**Exercise objective**
Looking through the listing, how many of its lines hold the word "that"? Answer with only the number.

(Source code of charts)
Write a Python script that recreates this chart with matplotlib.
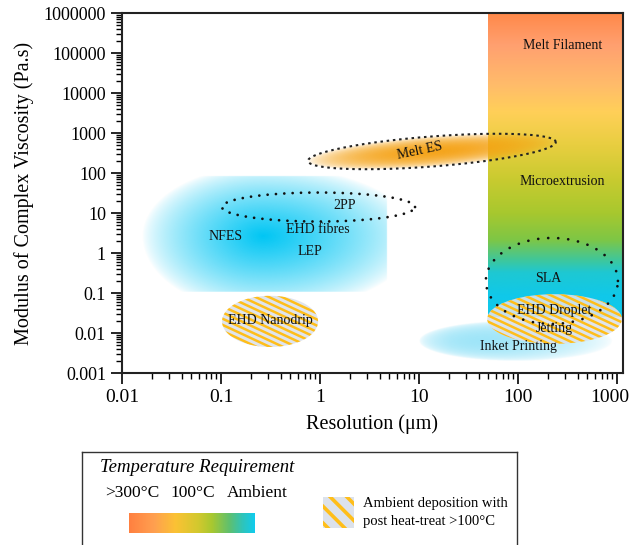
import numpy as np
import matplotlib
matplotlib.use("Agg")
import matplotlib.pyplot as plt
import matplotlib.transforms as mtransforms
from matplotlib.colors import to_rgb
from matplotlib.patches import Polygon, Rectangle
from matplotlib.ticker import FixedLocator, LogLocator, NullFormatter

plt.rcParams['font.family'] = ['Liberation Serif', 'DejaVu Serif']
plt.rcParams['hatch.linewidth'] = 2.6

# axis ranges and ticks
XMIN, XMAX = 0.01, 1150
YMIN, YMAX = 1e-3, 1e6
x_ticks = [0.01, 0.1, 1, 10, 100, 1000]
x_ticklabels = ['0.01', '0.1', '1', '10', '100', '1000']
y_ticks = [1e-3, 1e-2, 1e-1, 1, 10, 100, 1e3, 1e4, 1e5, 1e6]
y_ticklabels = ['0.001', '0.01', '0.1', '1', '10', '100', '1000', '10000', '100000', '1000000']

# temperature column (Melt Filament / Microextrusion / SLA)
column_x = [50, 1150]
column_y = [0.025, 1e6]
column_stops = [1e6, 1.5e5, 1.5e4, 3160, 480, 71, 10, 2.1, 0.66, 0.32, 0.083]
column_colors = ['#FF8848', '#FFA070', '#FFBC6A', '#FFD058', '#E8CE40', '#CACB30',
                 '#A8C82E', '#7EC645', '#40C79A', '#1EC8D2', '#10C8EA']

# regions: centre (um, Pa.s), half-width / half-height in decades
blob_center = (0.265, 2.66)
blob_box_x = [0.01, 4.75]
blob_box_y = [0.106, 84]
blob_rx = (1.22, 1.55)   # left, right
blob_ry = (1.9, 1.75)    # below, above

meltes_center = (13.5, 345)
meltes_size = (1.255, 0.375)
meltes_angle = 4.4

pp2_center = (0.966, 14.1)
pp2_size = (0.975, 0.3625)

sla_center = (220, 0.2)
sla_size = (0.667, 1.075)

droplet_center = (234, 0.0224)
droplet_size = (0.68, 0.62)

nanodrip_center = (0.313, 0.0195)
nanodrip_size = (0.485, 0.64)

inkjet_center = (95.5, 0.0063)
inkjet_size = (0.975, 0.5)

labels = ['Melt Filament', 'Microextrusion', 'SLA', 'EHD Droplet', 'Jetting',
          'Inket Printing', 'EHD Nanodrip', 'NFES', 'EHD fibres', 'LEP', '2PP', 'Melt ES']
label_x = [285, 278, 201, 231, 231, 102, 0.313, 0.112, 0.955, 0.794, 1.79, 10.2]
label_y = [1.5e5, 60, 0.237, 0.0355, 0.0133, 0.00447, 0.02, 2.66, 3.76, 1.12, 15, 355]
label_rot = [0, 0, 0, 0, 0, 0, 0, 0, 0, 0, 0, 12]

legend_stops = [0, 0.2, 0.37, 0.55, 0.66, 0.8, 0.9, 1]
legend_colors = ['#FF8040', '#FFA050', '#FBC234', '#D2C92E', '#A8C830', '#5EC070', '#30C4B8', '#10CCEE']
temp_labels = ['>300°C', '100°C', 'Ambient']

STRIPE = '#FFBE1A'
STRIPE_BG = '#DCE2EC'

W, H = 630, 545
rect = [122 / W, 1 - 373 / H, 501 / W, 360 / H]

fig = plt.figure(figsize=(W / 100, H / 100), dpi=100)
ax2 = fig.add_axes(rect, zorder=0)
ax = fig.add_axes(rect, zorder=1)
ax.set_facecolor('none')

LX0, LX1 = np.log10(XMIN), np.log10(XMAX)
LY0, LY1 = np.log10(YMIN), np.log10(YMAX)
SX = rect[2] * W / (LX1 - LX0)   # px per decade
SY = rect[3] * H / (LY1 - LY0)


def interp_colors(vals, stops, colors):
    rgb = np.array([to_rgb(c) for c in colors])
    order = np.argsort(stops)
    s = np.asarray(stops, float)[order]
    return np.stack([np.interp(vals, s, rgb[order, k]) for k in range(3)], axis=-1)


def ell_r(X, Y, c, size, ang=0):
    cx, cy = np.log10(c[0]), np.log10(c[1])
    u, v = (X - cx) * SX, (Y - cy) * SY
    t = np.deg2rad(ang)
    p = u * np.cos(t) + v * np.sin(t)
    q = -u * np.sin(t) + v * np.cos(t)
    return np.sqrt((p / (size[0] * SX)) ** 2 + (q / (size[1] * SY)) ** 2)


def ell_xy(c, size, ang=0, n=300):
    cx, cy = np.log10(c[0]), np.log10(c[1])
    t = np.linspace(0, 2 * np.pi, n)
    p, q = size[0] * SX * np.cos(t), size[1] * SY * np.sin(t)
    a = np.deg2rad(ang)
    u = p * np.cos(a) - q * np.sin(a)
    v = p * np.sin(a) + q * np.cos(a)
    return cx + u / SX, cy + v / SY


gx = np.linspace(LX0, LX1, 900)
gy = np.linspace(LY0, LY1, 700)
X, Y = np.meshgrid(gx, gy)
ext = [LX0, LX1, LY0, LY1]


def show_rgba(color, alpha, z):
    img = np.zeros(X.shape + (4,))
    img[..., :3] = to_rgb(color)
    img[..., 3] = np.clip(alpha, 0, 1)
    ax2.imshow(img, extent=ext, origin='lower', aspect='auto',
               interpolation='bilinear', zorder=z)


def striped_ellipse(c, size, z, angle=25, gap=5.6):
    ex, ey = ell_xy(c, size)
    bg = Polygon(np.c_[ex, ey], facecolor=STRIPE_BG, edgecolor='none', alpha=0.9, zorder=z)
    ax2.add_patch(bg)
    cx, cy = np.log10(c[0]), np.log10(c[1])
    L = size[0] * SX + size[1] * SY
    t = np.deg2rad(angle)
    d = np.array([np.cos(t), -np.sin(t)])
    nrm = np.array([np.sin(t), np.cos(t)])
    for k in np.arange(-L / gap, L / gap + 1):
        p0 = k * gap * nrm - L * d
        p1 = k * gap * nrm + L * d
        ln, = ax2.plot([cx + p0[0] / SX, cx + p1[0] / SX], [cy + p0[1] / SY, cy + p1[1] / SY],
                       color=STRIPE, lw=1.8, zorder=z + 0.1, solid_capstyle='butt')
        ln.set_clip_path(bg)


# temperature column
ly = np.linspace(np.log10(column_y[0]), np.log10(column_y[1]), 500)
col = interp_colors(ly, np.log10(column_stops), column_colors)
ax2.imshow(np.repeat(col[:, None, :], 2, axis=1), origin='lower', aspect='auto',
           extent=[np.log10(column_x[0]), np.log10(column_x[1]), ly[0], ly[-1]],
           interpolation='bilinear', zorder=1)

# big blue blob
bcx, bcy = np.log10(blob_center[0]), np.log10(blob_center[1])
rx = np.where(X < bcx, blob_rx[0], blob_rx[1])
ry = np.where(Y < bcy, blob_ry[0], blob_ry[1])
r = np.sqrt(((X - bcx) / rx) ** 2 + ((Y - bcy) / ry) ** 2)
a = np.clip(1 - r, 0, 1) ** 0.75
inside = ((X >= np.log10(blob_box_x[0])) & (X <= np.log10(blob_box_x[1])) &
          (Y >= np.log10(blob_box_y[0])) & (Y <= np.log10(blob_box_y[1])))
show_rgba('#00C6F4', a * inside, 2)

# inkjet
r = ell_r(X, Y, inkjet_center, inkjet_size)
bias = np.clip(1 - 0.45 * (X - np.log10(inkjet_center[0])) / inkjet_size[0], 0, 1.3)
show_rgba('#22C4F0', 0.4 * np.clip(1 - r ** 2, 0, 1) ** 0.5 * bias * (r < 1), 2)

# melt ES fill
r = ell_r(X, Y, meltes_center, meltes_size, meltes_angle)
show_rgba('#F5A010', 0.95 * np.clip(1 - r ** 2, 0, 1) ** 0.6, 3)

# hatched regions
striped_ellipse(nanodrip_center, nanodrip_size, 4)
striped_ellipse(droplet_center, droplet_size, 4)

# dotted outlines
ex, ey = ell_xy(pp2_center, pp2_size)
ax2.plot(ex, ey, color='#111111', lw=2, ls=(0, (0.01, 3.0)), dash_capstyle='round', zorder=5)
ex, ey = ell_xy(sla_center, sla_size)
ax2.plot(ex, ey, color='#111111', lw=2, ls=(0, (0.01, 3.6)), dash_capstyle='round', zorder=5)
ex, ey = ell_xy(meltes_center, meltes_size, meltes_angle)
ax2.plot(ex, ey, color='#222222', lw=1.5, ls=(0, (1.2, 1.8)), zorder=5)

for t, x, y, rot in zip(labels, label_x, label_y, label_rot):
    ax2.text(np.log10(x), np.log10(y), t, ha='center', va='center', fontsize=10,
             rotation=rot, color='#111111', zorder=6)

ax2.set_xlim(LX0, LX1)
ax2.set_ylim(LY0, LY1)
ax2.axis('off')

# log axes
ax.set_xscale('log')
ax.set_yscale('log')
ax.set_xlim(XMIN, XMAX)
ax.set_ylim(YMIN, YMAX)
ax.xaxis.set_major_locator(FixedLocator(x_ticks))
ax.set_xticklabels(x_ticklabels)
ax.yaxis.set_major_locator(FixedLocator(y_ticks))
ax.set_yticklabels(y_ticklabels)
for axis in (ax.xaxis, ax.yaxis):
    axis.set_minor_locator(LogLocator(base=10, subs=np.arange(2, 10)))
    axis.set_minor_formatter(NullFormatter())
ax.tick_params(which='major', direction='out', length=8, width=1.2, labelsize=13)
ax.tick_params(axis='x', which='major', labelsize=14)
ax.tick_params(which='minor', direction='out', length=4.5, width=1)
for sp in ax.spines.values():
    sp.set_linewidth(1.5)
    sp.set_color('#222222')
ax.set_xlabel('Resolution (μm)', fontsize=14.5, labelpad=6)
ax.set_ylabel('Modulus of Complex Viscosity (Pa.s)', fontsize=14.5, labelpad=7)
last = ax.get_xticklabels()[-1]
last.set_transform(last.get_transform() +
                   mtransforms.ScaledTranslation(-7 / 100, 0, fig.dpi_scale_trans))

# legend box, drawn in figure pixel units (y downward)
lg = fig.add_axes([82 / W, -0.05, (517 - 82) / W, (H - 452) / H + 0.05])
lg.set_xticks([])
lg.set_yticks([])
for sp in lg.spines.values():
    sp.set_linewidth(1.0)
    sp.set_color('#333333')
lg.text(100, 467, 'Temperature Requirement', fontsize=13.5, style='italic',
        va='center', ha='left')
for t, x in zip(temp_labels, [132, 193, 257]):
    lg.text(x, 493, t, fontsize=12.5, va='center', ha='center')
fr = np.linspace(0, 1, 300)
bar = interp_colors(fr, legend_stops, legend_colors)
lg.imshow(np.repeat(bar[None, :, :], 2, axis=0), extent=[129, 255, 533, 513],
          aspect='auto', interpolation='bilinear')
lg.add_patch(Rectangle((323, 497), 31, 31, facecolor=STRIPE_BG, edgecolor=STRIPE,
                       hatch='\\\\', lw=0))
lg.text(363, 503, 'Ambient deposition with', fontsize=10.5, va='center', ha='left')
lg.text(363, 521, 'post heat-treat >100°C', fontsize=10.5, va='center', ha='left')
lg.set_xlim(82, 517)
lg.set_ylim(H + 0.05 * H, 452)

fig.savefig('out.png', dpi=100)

==

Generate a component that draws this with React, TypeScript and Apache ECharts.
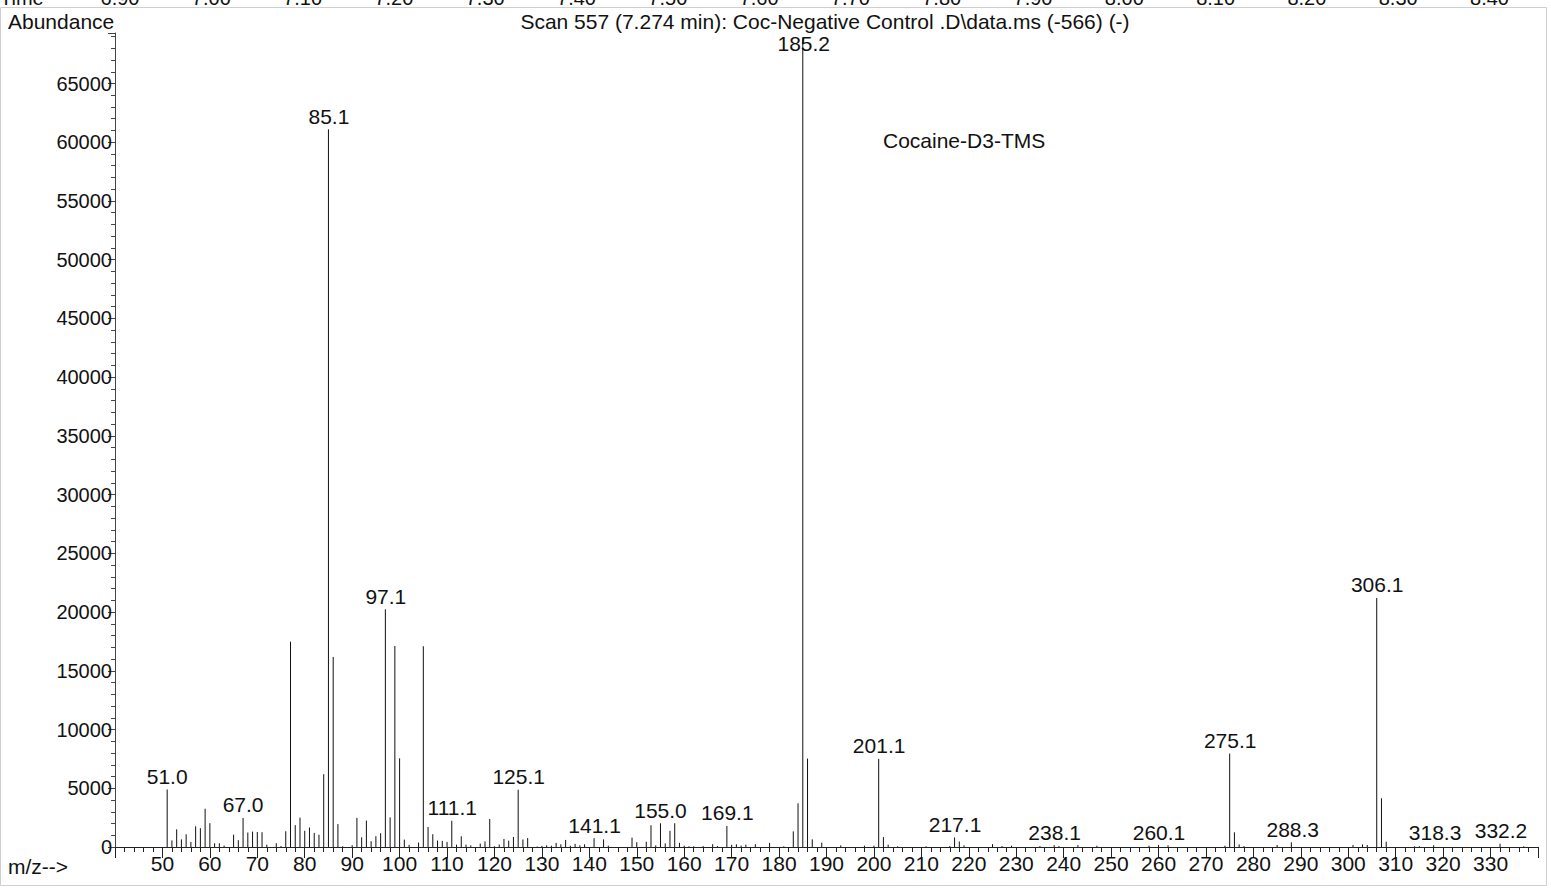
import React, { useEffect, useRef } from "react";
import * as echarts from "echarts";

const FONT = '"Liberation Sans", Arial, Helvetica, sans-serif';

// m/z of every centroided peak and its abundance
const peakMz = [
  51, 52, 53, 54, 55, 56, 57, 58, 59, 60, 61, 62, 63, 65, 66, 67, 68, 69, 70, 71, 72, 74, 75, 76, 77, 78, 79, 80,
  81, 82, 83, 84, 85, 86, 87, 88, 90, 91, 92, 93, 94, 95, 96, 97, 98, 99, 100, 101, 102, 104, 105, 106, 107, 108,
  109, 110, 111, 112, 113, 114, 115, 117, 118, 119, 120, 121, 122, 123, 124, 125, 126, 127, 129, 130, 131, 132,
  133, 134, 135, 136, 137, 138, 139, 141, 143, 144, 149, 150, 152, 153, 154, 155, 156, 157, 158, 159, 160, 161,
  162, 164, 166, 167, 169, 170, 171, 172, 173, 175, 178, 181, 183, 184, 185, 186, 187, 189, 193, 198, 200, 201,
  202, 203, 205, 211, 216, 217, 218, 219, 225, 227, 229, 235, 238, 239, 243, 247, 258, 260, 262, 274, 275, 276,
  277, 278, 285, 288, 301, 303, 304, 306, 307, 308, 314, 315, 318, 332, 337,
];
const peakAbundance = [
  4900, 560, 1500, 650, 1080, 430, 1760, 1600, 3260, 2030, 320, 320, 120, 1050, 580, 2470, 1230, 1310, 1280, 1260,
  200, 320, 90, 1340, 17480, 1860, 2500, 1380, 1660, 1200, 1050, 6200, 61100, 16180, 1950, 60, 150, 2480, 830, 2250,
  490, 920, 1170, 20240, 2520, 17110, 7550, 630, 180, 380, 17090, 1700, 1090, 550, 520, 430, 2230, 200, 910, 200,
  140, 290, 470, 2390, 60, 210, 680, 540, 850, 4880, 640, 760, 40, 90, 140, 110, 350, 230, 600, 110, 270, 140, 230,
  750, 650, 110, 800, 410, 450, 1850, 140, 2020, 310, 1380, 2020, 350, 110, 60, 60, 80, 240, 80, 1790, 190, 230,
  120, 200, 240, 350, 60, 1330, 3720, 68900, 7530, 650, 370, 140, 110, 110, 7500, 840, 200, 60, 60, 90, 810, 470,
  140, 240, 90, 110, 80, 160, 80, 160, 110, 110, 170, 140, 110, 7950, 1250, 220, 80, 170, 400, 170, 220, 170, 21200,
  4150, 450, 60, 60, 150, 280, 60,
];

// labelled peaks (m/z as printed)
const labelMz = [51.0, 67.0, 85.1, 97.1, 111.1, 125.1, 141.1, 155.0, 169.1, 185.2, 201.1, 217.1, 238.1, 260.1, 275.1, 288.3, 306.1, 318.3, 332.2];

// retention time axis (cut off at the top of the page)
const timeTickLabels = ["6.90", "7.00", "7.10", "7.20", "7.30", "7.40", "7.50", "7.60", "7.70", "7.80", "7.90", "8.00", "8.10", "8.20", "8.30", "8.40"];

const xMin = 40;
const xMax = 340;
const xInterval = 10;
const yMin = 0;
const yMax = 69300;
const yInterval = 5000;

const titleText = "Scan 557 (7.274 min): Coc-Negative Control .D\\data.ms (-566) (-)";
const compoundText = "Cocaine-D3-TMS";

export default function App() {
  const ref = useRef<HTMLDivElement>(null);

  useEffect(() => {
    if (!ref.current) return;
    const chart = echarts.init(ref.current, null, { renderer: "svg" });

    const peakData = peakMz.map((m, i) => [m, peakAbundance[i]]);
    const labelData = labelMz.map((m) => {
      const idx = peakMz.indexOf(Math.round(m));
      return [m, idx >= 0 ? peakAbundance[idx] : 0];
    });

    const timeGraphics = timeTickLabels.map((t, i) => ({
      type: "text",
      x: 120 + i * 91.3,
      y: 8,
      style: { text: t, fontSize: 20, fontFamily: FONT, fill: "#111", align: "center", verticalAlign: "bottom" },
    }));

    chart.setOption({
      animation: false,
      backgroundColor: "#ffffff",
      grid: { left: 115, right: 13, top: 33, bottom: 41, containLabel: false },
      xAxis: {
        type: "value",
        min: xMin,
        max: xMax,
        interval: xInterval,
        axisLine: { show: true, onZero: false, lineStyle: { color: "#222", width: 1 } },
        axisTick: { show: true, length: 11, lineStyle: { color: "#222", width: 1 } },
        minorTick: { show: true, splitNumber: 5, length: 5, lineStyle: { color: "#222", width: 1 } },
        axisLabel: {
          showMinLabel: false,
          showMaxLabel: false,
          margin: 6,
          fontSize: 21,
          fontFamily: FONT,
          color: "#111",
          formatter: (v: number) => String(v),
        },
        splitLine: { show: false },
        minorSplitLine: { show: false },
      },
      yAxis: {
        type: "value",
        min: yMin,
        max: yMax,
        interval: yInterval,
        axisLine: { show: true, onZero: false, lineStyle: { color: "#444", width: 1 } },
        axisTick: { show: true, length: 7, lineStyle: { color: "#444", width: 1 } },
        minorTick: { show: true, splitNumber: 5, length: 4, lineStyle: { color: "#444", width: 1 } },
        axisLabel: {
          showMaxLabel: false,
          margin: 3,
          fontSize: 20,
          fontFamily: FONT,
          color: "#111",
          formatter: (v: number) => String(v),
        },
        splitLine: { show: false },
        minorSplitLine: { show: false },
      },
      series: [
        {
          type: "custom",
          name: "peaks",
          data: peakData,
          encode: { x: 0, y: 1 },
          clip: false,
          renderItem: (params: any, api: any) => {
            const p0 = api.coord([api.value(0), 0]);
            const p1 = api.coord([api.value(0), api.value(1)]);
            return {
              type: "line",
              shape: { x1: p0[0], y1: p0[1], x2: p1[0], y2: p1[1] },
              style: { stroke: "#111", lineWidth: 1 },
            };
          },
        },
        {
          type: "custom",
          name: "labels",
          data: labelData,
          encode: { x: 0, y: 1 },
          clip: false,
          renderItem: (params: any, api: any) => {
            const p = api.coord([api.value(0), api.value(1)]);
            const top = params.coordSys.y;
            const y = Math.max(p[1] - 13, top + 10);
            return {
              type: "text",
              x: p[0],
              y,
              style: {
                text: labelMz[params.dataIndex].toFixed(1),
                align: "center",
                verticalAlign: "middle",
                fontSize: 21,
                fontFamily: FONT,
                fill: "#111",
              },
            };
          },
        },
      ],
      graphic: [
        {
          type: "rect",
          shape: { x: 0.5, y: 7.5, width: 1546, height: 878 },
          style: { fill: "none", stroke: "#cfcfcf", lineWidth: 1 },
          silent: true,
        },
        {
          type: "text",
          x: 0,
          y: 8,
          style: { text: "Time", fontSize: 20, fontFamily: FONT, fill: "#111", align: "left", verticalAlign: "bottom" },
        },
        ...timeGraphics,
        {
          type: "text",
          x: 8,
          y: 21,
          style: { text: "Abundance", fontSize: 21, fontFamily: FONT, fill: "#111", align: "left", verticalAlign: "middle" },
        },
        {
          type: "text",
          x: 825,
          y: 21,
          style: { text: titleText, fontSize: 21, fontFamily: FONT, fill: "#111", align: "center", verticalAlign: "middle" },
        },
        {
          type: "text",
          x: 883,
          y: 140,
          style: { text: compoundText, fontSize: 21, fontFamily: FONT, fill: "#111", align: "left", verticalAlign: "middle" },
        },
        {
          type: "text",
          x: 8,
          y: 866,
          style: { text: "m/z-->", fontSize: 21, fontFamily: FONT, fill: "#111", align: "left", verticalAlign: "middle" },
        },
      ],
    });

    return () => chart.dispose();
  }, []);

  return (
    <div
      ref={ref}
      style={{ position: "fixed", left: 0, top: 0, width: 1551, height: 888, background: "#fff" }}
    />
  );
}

**Answer in full**
2